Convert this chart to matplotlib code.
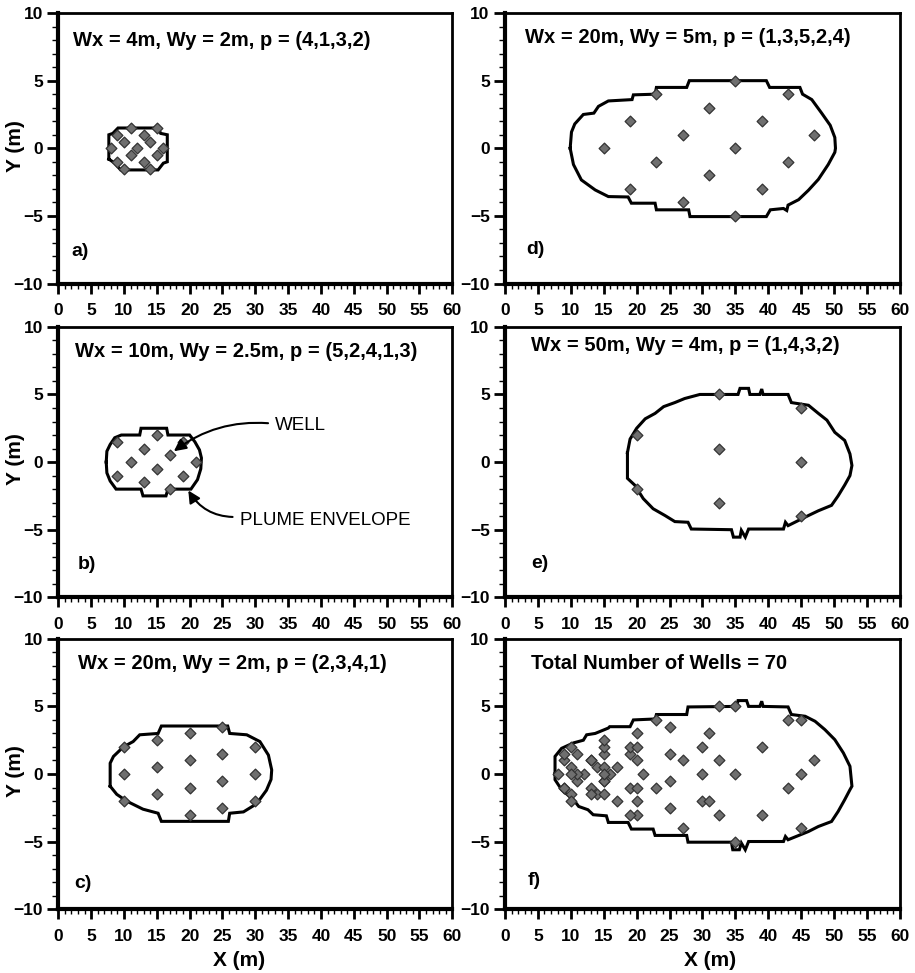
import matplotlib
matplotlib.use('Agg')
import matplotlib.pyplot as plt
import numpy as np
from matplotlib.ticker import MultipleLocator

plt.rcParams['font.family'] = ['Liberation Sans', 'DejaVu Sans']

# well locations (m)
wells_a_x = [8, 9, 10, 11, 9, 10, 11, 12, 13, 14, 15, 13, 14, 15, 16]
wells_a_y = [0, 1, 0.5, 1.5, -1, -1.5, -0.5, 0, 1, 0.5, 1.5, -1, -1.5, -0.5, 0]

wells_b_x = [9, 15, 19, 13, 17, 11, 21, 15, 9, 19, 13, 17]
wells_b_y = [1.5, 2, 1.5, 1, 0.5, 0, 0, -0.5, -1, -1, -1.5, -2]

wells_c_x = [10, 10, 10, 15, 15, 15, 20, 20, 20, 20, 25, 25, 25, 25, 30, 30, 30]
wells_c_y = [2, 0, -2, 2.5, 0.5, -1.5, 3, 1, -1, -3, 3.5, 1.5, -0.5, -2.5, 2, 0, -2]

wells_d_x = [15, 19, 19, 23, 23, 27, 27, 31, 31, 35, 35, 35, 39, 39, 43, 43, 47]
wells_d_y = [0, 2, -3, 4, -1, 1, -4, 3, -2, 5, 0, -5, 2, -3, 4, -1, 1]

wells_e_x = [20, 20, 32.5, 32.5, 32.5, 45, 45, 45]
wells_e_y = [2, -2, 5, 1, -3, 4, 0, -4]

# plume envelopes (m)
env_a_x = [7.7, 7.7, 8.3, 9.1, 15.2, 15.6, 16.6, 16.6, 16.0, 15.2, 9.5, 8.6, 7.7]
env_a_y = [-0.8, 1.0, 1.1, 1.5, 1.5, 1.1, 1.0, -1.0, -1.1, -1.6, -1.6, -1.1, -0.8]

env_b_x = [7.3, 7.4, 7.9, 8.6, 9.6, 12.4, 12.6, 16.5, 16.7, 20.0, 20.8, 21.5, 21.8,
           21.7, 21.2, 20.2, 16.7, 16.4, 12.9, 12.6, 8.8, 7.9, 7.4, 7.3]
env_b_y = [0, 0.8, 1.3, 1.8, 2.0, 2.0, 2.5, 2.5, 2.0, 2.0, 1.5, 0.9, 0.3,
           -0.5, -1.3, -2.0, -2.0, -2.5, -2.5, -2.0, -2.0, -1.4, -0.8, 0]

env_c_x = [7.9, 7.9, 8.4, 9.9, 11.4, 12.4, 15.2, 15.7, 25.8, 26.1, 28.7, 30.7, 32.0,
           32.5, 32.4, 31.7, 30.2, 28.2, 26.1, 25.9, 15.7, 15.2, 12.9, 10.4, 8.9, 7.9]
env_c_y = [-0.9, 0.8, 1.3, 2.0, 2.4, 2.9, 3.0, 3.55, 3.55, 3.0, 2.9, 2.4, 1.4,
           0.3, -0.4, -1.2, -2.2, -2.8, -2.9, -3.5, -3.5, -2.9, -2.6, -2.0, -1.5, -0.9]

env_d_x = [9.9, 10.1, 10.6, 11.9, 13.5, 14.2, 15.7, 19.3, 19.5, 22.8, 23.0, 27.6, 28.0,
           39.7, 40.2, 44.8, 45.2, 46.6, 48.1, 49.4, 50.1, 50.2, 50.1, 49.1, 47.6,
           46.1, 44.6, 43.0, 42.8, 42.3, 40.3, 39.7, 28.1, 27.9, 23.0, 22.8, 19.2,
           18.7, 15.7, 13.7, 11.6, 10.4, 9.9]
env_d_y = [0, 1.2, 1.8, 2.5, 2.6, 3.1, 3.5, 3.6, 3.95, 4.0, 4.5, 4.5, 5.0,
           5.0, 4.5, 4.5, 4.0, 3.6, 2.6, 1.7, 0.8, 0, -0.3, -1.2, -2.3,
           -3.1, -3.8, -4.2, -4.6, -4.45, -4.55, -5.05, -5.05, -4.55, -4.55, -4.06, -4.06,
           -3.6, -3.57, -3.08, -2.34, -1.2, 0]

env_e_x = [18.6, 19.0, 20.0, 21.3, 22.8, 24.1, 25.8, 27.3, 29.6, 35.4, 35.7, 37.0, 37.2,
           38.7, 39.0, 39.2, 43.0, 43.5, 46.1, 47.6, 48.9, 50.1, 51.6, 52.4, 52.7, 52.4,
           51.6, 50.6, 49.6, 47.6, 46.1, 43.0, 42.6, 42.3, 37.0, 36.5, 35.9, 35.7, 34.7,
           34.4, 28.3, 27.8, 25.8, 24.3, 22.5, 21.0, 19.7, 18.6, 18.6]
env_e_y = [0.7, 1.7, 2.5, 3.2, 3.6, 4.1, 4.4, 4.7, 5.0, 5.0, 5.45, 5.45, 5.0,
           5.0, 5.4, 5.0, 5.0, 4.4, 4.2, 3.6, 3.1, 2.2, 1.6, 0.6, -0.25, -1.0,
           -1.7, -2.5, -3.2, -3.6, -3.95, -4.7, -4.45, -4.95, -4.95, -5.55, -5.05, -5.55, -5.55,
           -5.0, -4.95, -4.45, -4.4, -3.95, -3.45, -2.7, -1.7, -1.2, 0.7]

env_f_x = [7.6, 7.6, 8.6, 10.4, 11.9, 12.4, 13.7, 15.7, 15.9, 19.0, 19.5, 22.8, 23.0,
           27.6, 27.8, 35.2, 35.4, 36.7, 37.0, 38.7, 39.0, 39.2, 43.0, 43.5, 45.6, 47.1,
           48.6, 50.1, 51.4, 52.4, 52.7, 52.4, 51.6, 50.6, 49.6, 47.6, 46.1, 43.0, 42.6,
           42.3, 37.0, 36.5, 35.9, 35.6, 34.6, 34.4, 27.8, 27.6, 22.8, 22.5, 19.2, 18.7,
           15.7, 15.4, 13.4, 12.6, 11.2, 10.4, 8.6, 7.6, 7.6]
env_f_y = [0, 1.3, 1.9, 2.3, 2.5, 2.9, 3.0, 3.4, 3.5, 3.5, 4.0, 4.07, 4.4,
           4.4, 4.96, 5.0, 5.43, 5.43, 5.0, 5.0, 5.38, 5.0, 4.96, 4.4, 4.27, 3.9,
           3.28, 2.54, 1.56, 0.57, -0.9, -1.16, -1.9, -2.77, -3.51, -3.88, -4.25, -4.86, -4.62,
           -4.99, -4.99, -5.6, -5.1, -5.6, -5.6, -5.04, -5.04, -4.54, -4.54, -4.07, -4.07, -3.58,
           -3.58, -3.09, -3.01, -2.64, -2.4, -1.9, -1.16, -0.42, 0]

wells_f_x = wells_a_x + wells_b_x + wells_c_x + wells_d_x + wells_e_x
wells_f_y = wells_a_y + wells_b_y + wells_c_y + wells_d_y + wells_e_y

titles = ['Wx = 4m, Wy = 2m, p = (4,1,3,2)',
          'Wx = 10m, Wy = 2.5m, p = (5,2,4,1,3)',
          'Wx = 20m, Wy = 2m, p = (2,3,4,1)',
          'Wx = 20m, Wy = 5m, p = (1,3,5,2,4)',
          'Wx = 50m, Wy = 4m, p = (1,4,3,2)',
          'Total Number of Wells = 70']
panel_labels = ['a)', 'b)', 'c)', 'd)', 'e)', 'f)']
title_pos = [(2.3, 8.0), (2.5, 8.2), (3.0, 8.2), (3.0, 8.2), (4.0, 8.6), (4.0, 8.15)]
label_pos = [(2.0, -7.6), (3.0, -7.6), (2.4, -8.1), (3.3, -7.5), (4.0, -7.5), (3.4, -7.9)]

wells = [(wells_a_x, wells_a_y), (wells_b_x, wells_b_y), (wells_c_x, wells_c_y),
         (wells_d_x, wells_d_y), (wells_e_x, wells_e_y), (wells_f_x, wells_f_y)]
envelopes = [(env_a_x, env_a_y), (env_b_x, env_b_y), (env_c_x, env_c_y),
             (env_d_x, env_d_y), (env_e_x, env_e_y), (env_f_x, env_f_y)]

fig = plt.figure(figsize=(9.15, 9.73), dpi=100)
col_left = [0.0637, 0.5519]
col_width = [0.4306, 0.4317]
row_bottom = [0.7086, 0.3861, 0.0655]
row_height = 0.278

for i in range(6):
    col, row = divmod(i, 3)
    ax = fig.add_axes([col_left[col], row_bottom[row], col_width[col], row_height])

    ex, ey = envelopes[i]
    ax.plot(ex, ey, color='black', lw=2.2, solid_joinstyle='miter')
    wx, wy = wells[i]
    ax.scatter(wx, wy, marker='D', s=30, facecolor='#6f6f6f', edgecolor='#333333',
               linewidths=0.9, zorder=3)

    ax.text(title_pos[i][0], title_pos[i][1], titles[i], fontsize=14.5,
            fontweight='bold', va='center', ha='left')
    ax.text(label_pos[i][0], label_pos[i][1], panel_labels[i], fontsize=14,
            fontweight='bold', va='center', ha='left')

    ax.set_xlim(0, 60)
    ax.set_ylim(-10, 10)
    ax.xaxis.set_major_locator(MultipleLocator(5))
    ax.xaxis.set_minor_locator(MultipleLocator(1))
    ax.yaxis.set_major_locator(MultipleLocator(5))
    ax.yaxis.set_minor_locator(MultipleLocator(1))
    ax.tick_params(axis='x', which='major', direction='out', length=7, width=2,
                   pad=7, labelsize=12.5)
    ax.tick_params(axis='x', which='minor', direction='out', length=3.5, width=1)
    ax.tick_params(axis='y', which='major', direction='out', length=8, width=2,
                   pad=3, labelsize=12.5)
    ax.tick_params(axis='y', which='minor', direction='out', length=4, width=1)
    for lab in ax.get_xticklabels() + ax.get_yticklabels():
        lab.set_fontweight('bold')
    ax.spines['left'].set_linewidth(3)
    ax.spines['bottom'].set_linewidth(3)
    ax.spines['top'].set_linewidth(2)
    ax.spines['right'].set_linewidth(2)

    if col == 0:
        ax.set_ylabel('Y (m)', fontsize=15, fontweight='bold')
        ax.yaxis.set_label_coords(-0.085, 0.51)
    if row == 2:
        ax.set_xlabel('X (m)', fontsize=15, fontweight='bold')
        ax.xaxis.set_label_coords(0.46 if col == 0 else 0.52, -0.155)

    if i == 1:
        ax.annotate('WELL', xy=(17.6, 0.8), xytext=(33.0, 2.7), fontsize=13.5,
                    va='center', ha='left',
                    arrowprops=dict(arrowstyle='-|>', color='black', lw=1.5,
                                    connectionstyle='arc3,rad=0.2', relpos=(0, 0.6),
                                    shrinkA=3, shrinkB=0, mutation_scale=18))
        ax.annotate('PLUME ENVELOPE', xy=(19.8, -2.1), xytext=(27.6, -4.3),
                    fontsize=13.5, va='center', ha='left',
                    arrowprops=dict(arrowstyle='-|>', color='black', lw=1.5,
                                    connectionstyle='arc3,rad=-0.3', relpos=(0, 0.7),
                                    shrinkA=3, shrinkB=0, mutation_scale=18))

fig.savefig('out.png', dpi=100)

━━━━━━━━━━

Your task is to reproduce exactly the lines from the start of the data above through the line containing "-1.6, -1.1, -0.8]", leaving every picture out.

» **Task output**:
Convert this chart to matplotlib code.
import matplotlib
matplotlib.use('Agg')
import matplotlib.pyplot as plt
import numpy as np
from matplotlib.ticker import MultipleLocator

plt.rcParams['font.family'] = ['Liberation Sans', 'DejaVu Sans']

# well locations (m)
wells_a_x = [8, 9, 10, 11, 9, 10, 11, 12, 13, 14, 15, 13, 14, 15, 16]
wells_a_y = [0, 1, 0.5, 1.5, -1, -1.5, -0.5, 0, 1, 0.5, 1.5, -1, -1.5, -0.5, 0]

wells_b_x = [9, 15, 19, 13, 17, 11, 21, 15, 9, 19, 13, 17]
wells_b_y = [1.5, 2, 1.5, 1, 0.5, 0, 0, -0.5, -1, -1, -1.5, -2]

wells_c_x = [10, 10, 10, 15, 15, 15, 20, 20, 20, 20, 25, 25, 25, 25, 30, 30, 30]
wells_c_y = [2, 0, -2, 2.5, 0.5, -1.5, 3, 1, -1, -3, 3.5, 1.5, -0.5, -2.5, 2, 0, -2]

wells_d_x = [15, 19, 19, 23, 23, 27, 27, 31, 31, 35, 35, 35, 39, 39, 43, 43, 47]
wells_d_y = [0, 2, -3, 4, -1, 1, -4, 3, -2, 5, 0, -5, 2, -3, 4, -1, 1]

wells_e_x = [20, 20, 32.5, 32.5, 32.5, 45, 45, 45]
wells_e_y = [2, -2, 5, 1, -3, 4, 0, -4]

# plume envelopes (m)
env_a_x = [7.7, 7.7, 8.3, 9.1, 15.2, 15.6, 16.6, 16.6, 16.0, 15.2, 9.5, 8.6, 7.7]
env_a_y = [-0.8, 1.0, 1.1, 1.5, 1.5, 1.1, 1.0, -1.0, -1.1, -1.6, -1.6, -1.1, -0.8]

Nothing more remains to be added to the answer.